95 Chevy Beretta intake manifold gasket

gaskets
beretta

#1

I brought my 95 Chevy Beretta in for an oil change today. Post-change, I was informed that my intake manifold gasket was spewing coolant and that said coolant could get into my engine, mix with the oil and seriously mess things up.



I’ve noticed that the car has been slowly losing coolant for about 4 weeks. There were never any spots under the car so I assumed that the coolant leak was super small and just burning off of some random part of the engine. As it turns out, the coolant is simply pooling under the leak in the gasket.



The repair will cost about $700. After at least a month of this slow leak, is my engine already too contaminated by coolant in the oil system to be worth repairing, especially considering that the car itself is barely worth $700?

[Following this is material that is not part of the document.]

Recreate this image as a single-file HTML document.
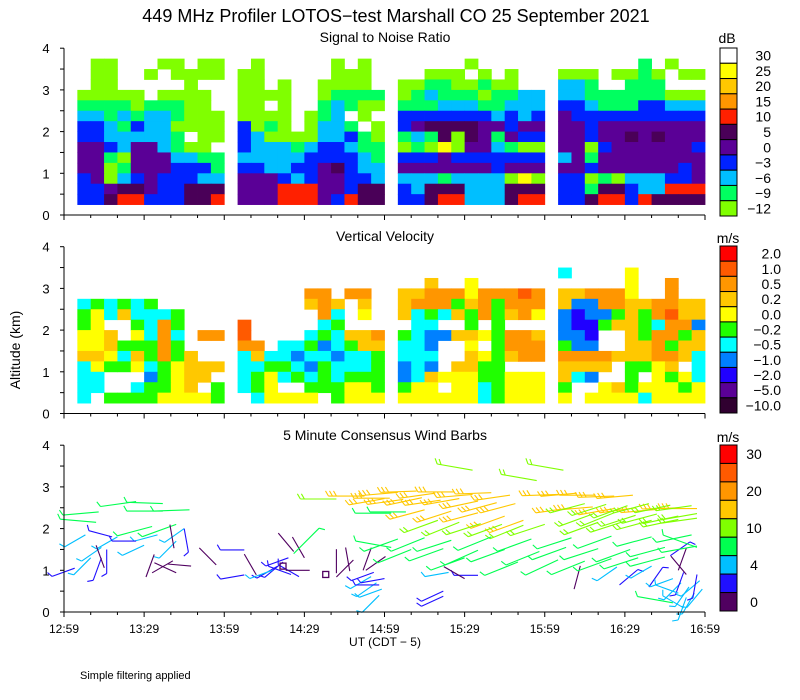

Your help and advice are appreciated! Thanks!



And thanks to Click and Clack for an awesome show!


#2

If the shop that did your oil change visualized the oil as it came out of the pan, they can tell you if the coolant has been getting into the oil. Instead of looking black and shiny the old oil will be brown and frosty. Also the last of the oil out of the pan would have been gloppy and sludgy if they noticed. So ask the mechanic if they noticed any of these signs. Also if significant coolant has been getting into the oil the level would have been up above the full mark. Also looking under the oil filler cap and into the valve cover, you might see a lot of condensation sludge caused by the coolant vapors condensing in the cool valve covers. The definitive test for damage to the engine would be an oil pressure check because coolant contaminated oil will not lubricate the bearings well and the resultant wear would be evident on the oil pressure at idle.

If the leak was all external, you may have dodged a bullet and can get more mileage out of this car.